* _Available data_
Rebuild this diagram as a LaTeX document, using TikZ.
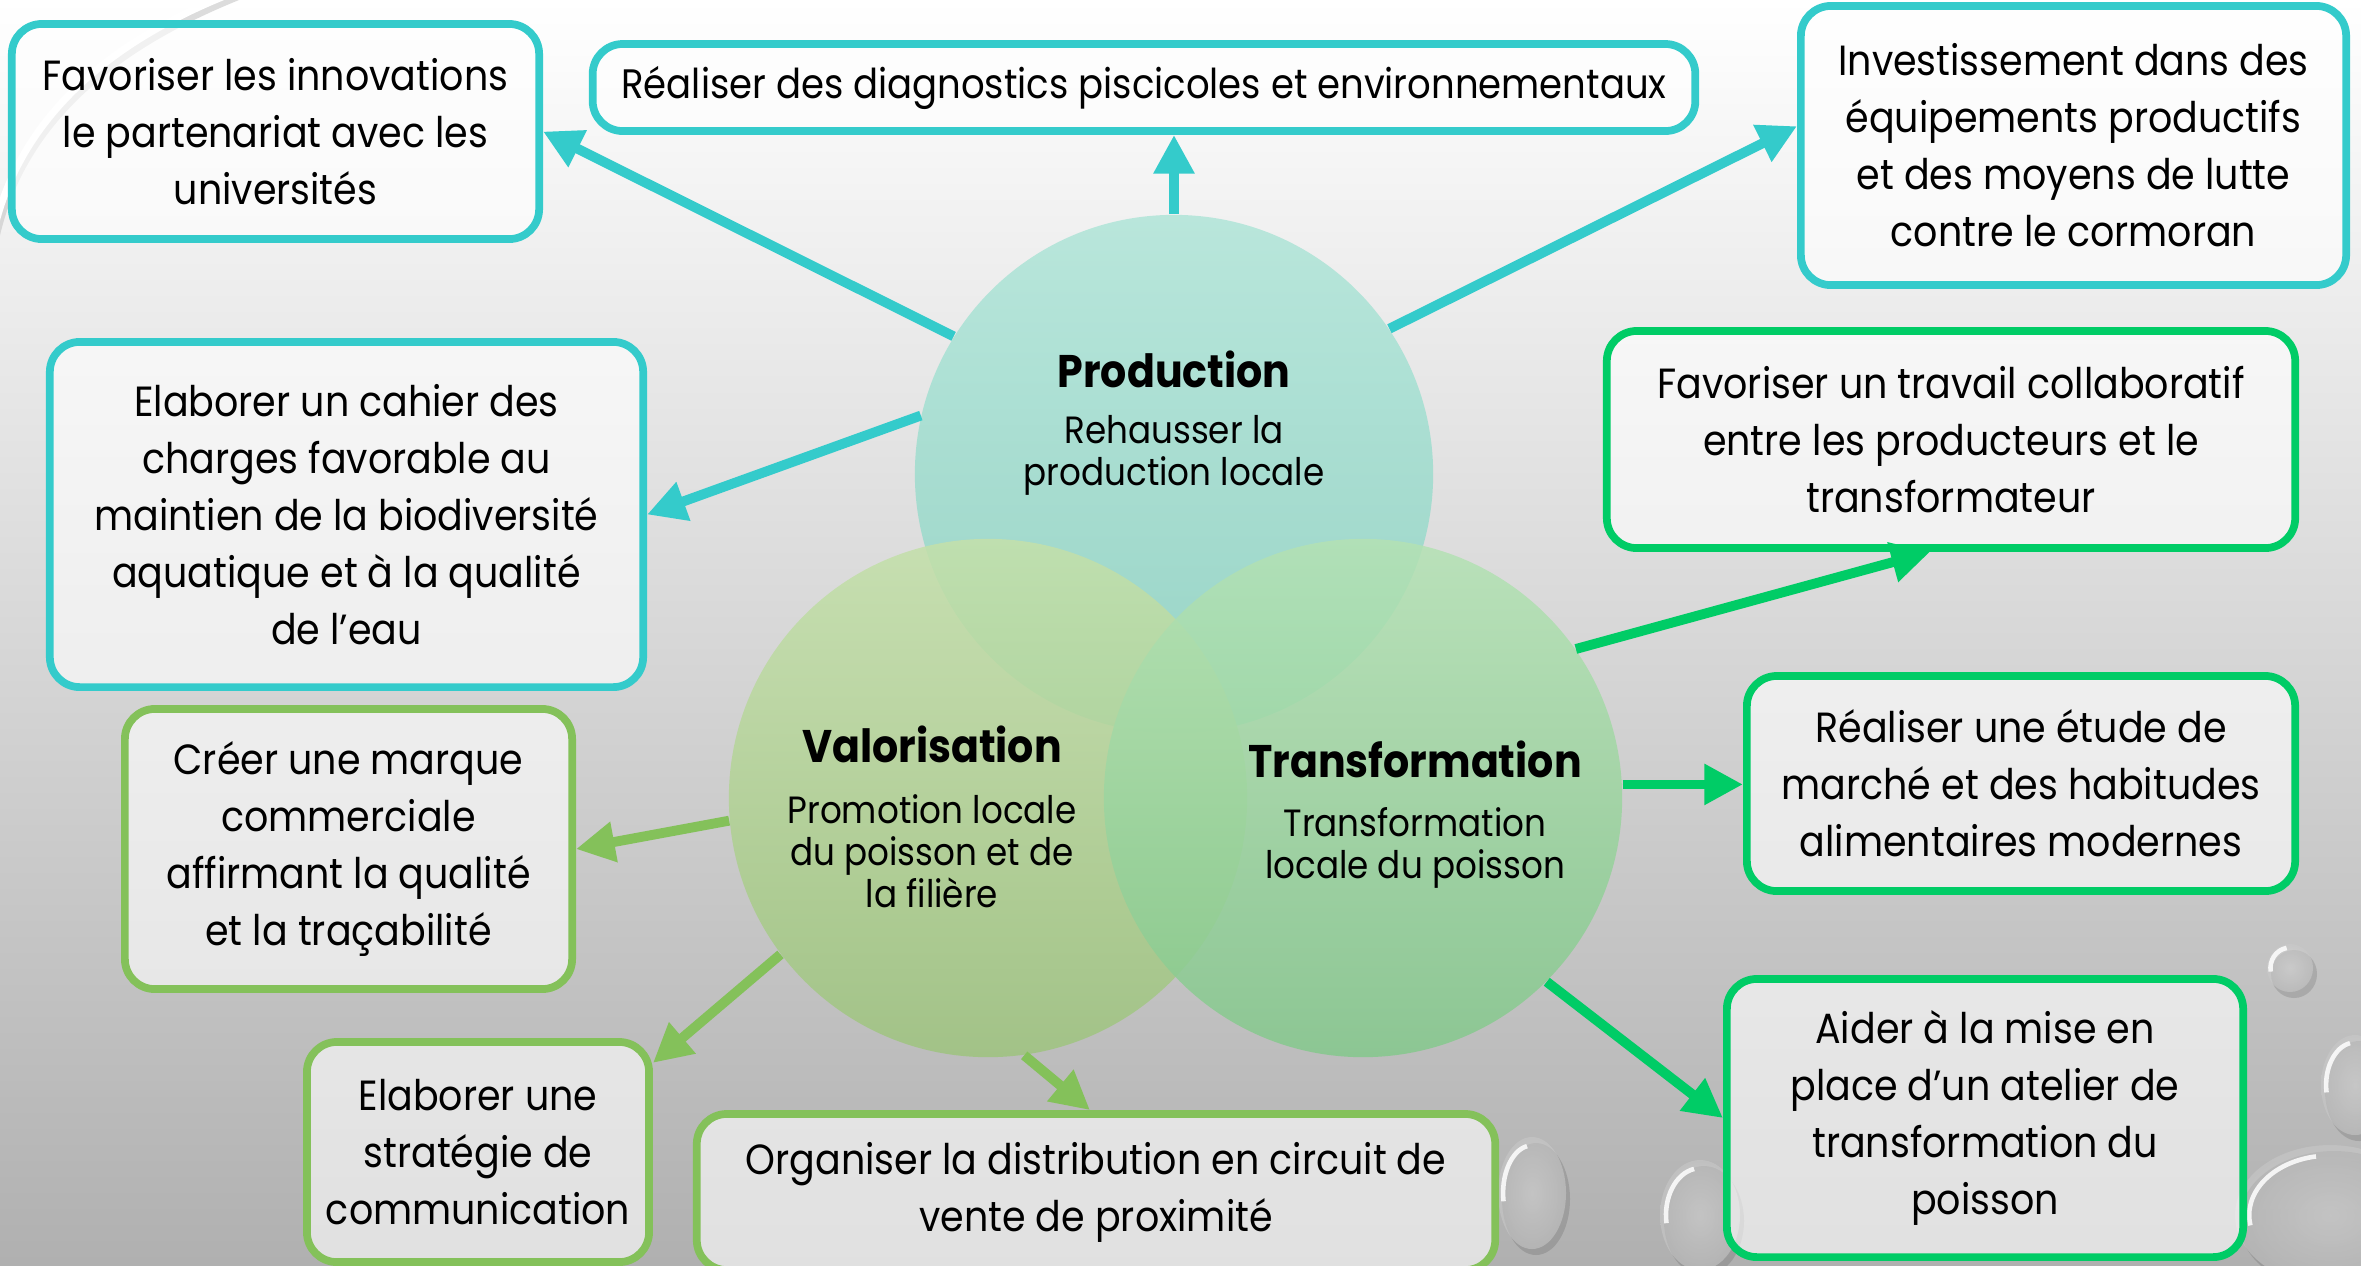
\documentclass[tikz,border=0pt]{standalone}
\usepackage{fontspec}
\setmainfont{Poppins}[FakeStretch=0.9]
\usetikzlibrary{arrows.meta,shapes.geometric}
\definecolor{tealc}{HTML}{34CBCB}
\definecolor{greenv}{HTML}{84C15A}
\definecolor{greent}{HTML}{00CC66}
\newcommand{\boxfont}{\fontsize{12}{16.2}\selectfont}
\newcommand{\ttlfont}{\fontsize{13}{15}\selectfont\bfseries}
\newcommand{\subfont}{\fontsize{10.8}{12}\selectfont}
\tikzset{
  box/.style={draw, line width=2.2pt, rounded corners=0.3cm, fill=white, fill opacity=0.62, text opacity=1, align=center, inner sep=0pt, font=\boxfont},
  tbox/.style={box, draw=tealc},
  vbox/.style={box, draw=greenv},
  gbox/.style={box, draw=greent},
  circ/.style={circle, minimum size=5.18cm, inner sep=0pt, fill opacity=0.85},
  ttl/.style={font=\ttlfont, align=center, inner sep=0pt},
  sub/.style={font=\subfont, align=center, inner sep=0pt},
  arr/.style={line width=2.8pt, -{Triangle[length=11pt,width=11pt]}},
  tarrow/.style={arr, draw=tealc, fill=tealc},
  varrow/.style={arr, draw=greenv, fill=greenv},
  garrow/.style={arr, draw=greent, fill=greent},
  dropshadow/.style={fill=black, opacity=0.12},
  dropbody/.style={inner color=gray!22, outer color=gray!42, opacity=0.55},
  drophi/.style={draw=white, line width=1.3pt, opacity=0.85},
}
\begin{document}
\begin{tikzpicture}[x=0.01cm,y=-0.01cm]
\useasboundingbox (0,0) rectangle (2361,1265);
\shade[top color=white, bottom color=black!31] (0,0) rectangle (2361,1265);

% background decoration (swirl and droplets)
\draw[gray!45, line width=3pt, opacity=0.6] (-10,260) .. controls (10,120) and (120,40) .. (250,-10);
\draw[white, line width=2pt] (-10,250) .. controls (12,115) and (118,36) .. (240,-10);
\foreach \cx/\cy/\rx/\ry in {2290/968/23/24, 2355/1085/34/50, 1532/1193/34/56, 1700/1215/40/55, 2330/1215/95/70} {
  \fill[dropshadow] (\cx+4,\cy+6) ellipse ({\rx*0.01cm} and {\ry*0.01cm});
  \shade[dropbody] (\cx,\cy) ellipse ({\rx*0.01cm} and {\ry*0.01cm});
  \draw[drophi] (\cx,\cy) ++(100:{\rx*0.0085cm} and {\ry*0.0085cm}) arc[start angle=100, end angle=190, x radius={\rx*0.0085cm}, y radius={\ry*0.0085cm}];
}

% circles
\node[circ, top color={rgb,255:red,176;green,229;blue,216}, bottom color={rgb,255:red,140;green,212;blue,196}] (prod) at (1174,474) {};
\node[circ, top color={rgb,255:red,196;green,224;blue,170}, bottom color={rgb,255:red,158;green,196;blue,126}] (val) at (988,798) {};
\node[circ, top color={rgb,255:red,180;green,226;blue,180}, bottom color={rgb,255:red,132;green,200;blue,140}] (trans) at (1363,798) {};

% circle texts
\node[ttl] (ptitle) at (1174,369) {Production};
\node[sub] (psub) at (1174,455) {Rehausser la\\production locale};
\node[ttl] (vtitle) at (932,744) {Valorisation};
\node[sub] (vsub) at (932,851) {Promotion locale\\du poisson et de\\la filière};
\node[ttl] (ttitle) at (1415,759) {Transformation};
\node[sub] (tsub) at (1415,848) {Transformation\\locale du poisson};

% boxes
\node[tbox, minimum width=5.27cm, minimum height=2.15cm] (b1) at (275.5,131.5) {Favoriser les innovations\\le partenariat avec les\\universités};
\node[tbox, minimum width=11.02cm, minimum height=0.87cm, font=\fontsize{11.7}{16.2}\selectfont] (b2) at (1144,87.5) {Réaliser des diagnostics piscicoles et environnementaux};
\node[tbox, minimum width=5.45cm, minimum height=2.79cm] (b3) at (2073.5,145.5) {Investissement dans des\\équipements productifs\\et des moyens de lutte\\contre le cormoran};
\node[tbox, minimum width=5.93cm, minimum height=3.45cm] (b4) at (346.5,514.5) {Elaborer un cahier des\\charges favorable au\\maintien de la biodiversité\\aquatique et à la qualité\\de l’eau};
\node[gbox, minimum width=6.88cm, minimum height=2.17cm] (b5) at (1951,439.5) {Favoriser un travail collaboratif\\entre les producteurs et le\\transformateur};
\node[vbox, minimum width=4.47cm, minimum height=2.80cm] (b6) at (348.5,849) {Créer une marque\\commerciale\\affirmant la qualité\\et la traçabilité};
\node[gbox, minimum width=5.48cm, minimum height=2.15cm] (b7) at (2021,783.5) {Réaliser une étude de\\marché et des habitudes\\alimentaires modernes};
\node[vbox, minimum width=3.42cm, minimum height=2.20cm] (b8) at (478,1152) {Elaborer une\\stratégie de\\communication};
\node[vbox, minimum width=7.98cm, minimum height=1.56cm] (b9) at (1096,1192) {Organiser la distribution en circuit de\\vente de proximité};
\node[gbox, minimum width=5.16cm, minimum height=2.78cm] (b10) at (1985,1118) {Aider à la mise en\\place d’un atelier de\\transformation du\\poisson};

% arrows
\draw[tarrow] (prod.148) -- (b1.east);
\draw[tarrow] (prod.north) -- (prod.north |- b2.south);
\draw[tarrow] (prod.34) -- (b3.176);
\draw[tarrow] (prod.167) -- (b4.east);
\draw[garrow] (trans.35) -- ([xshift=-0.21cm]b5.south);
\draw[garrow] (trans.3) -- (trans.3 -| b7.west);
\draw[garrow] (trans.-45) -- (b10.west);
\draw[varrow] (val.185) -- (b6.east);
\draw[varrow] (val.217) -- (b8.27);
\draw[varrow] (val.-82) -- ([xshift=-0.06cm]b9.north);
\end{tikzpicture}
\end{document}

* _What to do_
Skip the pictures and restate exactly the lines from the beginning of the listing to the line with "color=black!31] (0,0) rectangle (2361,1265);", that line included.

* _Response to this exercise_
Rebuild this diagram as a LaTeX document, using TikZ.
\documentclass[tikz,border=0pt]{standalone}
\usepackage{fontspec}
\setmainfont{Poppins}[FakeStretch=0.9]
\usetikzlibrary{arrows.meta,shapes.geometric}
\definecolor{tealc}{HTML}{34CBCB}
\definecolor{greenv}{HTML}{84C15A}
\definecolor{greent}{HTML}{00CC66}
\newcommand{\boxfont}{\fontsize{12}{16.2}\selectfont}
\newcommand{\ttlfont}{\fontsize{13}{15}\selectfont\bfseries}
\newcommand{\subfont}{\fontsize{10.8}{12}\selectfont}
\tikzset{
  box/.style={draw, line width=2.2pt, rounded corners=0.3cm, fill=white, fill opacity=0.62, text opacity=1, align=center, inner sep=0pt, font=\boxfont},
  tbox/.style={box, draw=tealc},
  vbox/.style={box, draw=greenv},
  gbox/.style={box, draw=greent},
  circ/.style={circle, minimum size=5.18cm, inner sep=0pt, fill opacity=0.85},
  ttl/.style={font=\ttlfont, align=center, inner sep=0pt},
  sub/.style={font=\subfont, align=center, inner sep=0pt},
  arr/.style={line width=2.8pt, -{Triangle[length=11pt,width=11pt]}},
  tarrow/.style={arr, draw=tealc, fill=tealc},
  varrow/.style={arr, draw=greenv, fill=greenv},
  garrow/.style={arr, draw=greent, fill=greent},
  dropshadow/.style={fill=black, opacity=0.12},
  dropbody/.style={inner color=gray!22, outer color=gray!42, opacity=0.55},
  drophi/.style={draw=white, line width=1.3pt, opacity=0.85},
}
\begin{document}
\begin{tikzpicture}[x=0.01cm,y=-0.01cm]
\useasboundingbox (0,0) rectangle (2361,1265);
\shade[top color=white, bottom color=black!31] (0,0) rectangle (2361,1265);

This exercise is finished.